The physics of the shower pan
In shower installations, the straight edge is used not for flatness but to ensure a consistent slope toward the drain, typically 1/4 inch of fall per linear foot. This ensures that gravity can effectively move water off the tile and into the plumbing system without pooling. While the rest of the house needs to be flat, the shower is where we intentionally break the rules. However, the surface must still be a true plane. If the slope is wavy, the large format tiles common in modern showers will lip. Lippage is when the edge of one tile is higher than the edge of the next. It is a trip hazard and it looks terrible. By using a shorter straight edge, usually 2 or 3 feet, you can check that your mud bed or foam tray is perfectly planar as it descends toward the drain. This is the chemistry of water management. If the water stays on the tile because of a dip, it will eventually find a way through the grout and into the substrate. No matter how much waterproofing you use, standing water is the enemy. A perfectly sloped, flat plane is your first line of defense in any wet area.
“Deflection of the substrate shall not exceed L over 360 for ceramic tile or L over 720 for natural stone installations.” – TCNA Handbook
The click lock catastrophe
Laminate and LVP flooring failures are almost always traced back to subfloor deflection and lack of flatness rather than defects in the product itself. The thin locking mechanisms are designed to hold planks together on a flat surface, not to act as structural bridges over subfloor voids. When you walk over a low spot, the plank bends. The tongue and groove rub against each other. This friction creates a clicking sound. Eventually, the tongue will snap off. Once that happens, the joint opens up, and moisture can get into the core of the plank. Then the floor is ruined. People love to talk about waterproof vinyl, but the floor is only waterproof if the joints stay tight. If your subfloor is like a roller coaster, those joints will never stay tight. You must invest the time in leveling.
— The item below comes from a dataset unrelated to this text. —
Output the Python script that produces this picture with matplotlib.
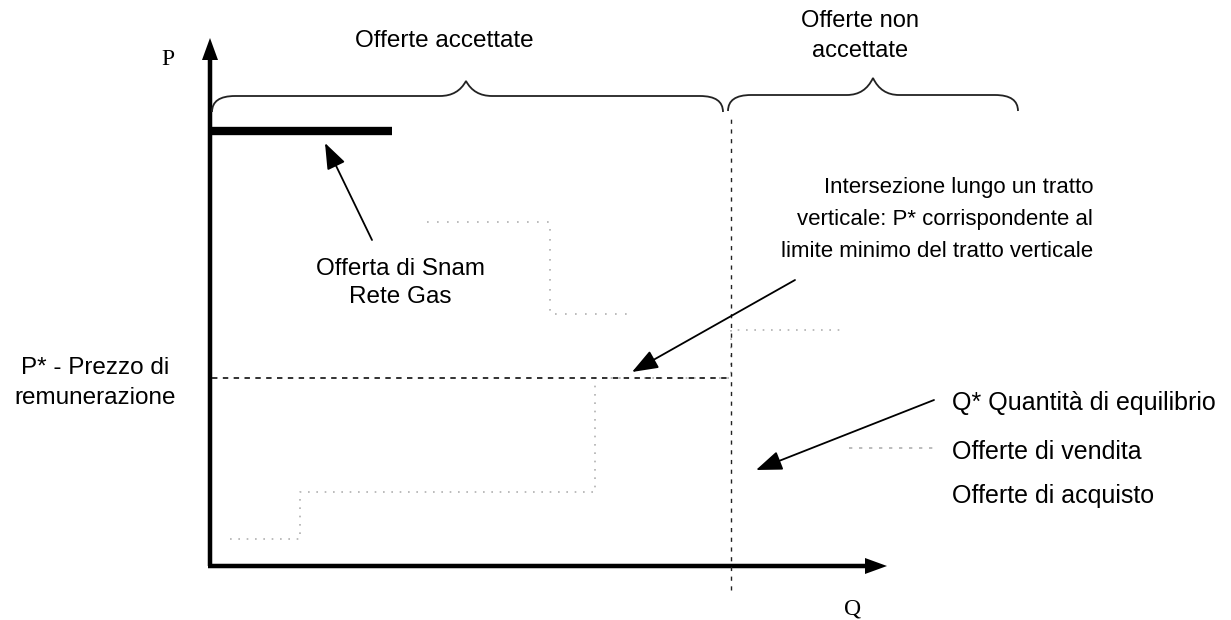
#!/usr/bin/env python
# -*- coding: utf-8 -*-

# Schematic of the gas balancing market: accepted / not accepted offers
# Units: 1 unit = 1 pixel, origin in the corner of the P/Q axes

import matplotlib.pyplot as plt
from matplotlib.path import Path
from matplotlib.patches import PathPatch

############# Data ##############

p_star = 188          # clearing price P*
q_star = 519          # equilibrium quantity Q*
snam_price = 435      # Snam Rete Gas offer
snam_qty = 180

# sell offers (step curve)
sell_q = [18, 88, 88, 383, 383, 519, 519, 628]
sell_p = [27, 27, 74, 74, 188, 188, 236, 236]

# buy offers (visible part of the step curve)
buy_q = [215, 338, 338, 415]
buy_p = [344, 344, 252, 252]

# braces: (start, cusp, end)
brace_ok = (0, 254, 511)
brace_no = (516, 661, 806)

q_max = 675
p_max = 528

#################################

plt.rcParams['font.family'] = ['Liberation Sans', 'DejaVu Sans']

fig = plt.figure(figsize=(12.31, 6.2), dpi=100)
ax = fig.add_axes([0, 0, 1, 1])
ax.set_xlim(-212, 1231 - 212)
ax.set_ylim(566 - 620, 566)
ax.axis('off')

# AXES WITH ARROWS
ax.arrow(-2, 0, 0, p_max, width=4.5, head_width=16, head_length=22,
         length_includes_head=True, color='black', lw=0)
ax.arrow(-4, 0, q_max + 4, 0, width=4.5, head_width=16, head_length=22,
         length_includes_head=True, color='black', lw=0)
ax.text(-44, 501, "P", family=['Liberation Serif'], fontsize=17, ha='center', va='baseline')
ax.text(641, -48, "Q", family=['Liberation Serif'], fontsize=17, ha='center', va='baseline')

# SNAM OFFER
ax.plot([0, snam_qty], [snam_price, snam_price], color='black', lw=6, solid_capstyle='butt')

# FAINT STEP CURVES
ax.plot(sell_q, sell_p, color='#b0b0b0', lw=1.2, ls=(0, (1, 4)))
ax.plot(buy_q, buy_p, color='#b0b0b0', lw=1.2, ls=(0, (1, 5)))

# P* AND Q* DASHED LINES
ax.plot([0, q_star], [p_star, p_star], color='#222222', lw=1.3, ls=(0, (3, 3)))
ax.plot([q_star, q_star], [-24, 451], color='#222222', lw=1.0, ls=(0, (3, 4)))

# BRACES
def brace(x0, xc, x1, y, h=16, tip=15):
    verts = [(x0, y - h), (x0, y), (x0 + 23, y),
             (xc - 26, y),
             (xc - 8, y), (xc, y + tip),
             (xc + 8, y), (xc + 26, y),
             (x1 - 23, y),
             (x1, y), (x1, y - h)]
    codes = [Path.MOVETO, Path.CURVE3, Path.CURVE3,
             Path.LINETO,
             Path.CURVE3, Path.CURVE3,
             Path.CURVE3, Path.CURVE3,
             Path.LINETO,
             Path.CURVE3, Path.CURVE3]
    ax.add_patch(PathPatch(Path(verts, codes), fill=False, color='#222222', lw=1.3))

brace(brace_ok[0], brace_ok[1], brace_ok[2], 470)
brace(brace_no[0], brace_no[1], brace_no[2], 471, tip=17)

ax.text(232, 519, "Offerte accettate", fontsize=17.5, ha='center', va='baseline')
ax.text(648, 539, "Offerte non", fontsize=17, ha='center', va='baseline')
ax.text(648, 509, "accettate", fontsize=17, ha='center', va='baseline')

# ANNOTATIONS
arrow = dict(arrowstyle='-|>,head_length=0.8,head_width=0.3', lw=1.3, color='black',
             mutation_scale=20, shrinkA=0, shrinkB=0)
ax.annotate('', xy=(113, 423), xytext=(160, 326), arrowprops=arrow)
ax.annotate('', xy=(420, 194), xytext=(583, 286), arrowprops=arrow)
ax.annotate('', xy=(544, 96), xytext=(722, 166), arrowprops=arrow)

ax.text(188, 291, "Offerta di Snam", fontsize=17.5, ha='center', va='baseline')
ax.text(188, 263, "Rete Gas", fontsize=17.5, ha='center', va='baseline')

ax.text(881, 373, "Intersezione lungo un tratto", fontsize=16, ha='right', va='baseline')
ax.text(881, 341, "verticale: P* corrispondente al", fontsize=16, ha='right', va='baseline')
ax.text(881, 309, "limite minimo del tratto verticale", fontsize=16, ha='right', va='baseline')

ax.text(-117, 192, "P* - Prezzo di", fontsize=17.5, ha='center', va='baseline')
ax.text(-117, 162, "remunerazione", fontsize=17.5, ha='center', va='baseline')

# LEGEND
ax.plot([637, 722], [118, 118], color='#b0b0b0', lw=1.2, ls=(0, (2, 4)))
ax.text(740, 156, "Q* Quantità di equilibrio", fontsize=18, ha='left', va='baseline')
ax.text(740, 107, "Offerte di vendita", fontsize=18, ha='left', va='baseline')
ax.text(740, 63, "Offerte di acquisto", fontsize=18, ha='left', va='baseline')

plt.savefig("out.png", dpi=100)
Use a high quality primer before pouring self leveler. If you skip the primer, the dry concrete will suck the moisture out of the leveler too fast, and it will not flow. It will just sit there in a lump, making your floor even worse than when you started. Detail matters. The mil thickness of your wear layer does not mean anything if the subfloor is garbage.
Pre installation checklist for a flat floor
- Check the entire room with a 10 foot straight edge in a grid pattern.
- Identify all high spots and mark them with a carpenter pencil.
- Identify all low spots and circle them with a different color.
- Grind down all high spots using a diamond cup wheel or heavy grit sander.
- Vacuum all dust and debris until the surface is surgically clean.
- Apply the manufacturer recommended primer for self leveling compounds.
- Mix and pour the leveler, using a spiked roller to remove air bubbles.
- Verify the flatness again after the leveler has fully cured.
- Check the moisture content of the subfloor to ensure it is within spec.
- Confirm the expansion gap requirements for your specific flooring material.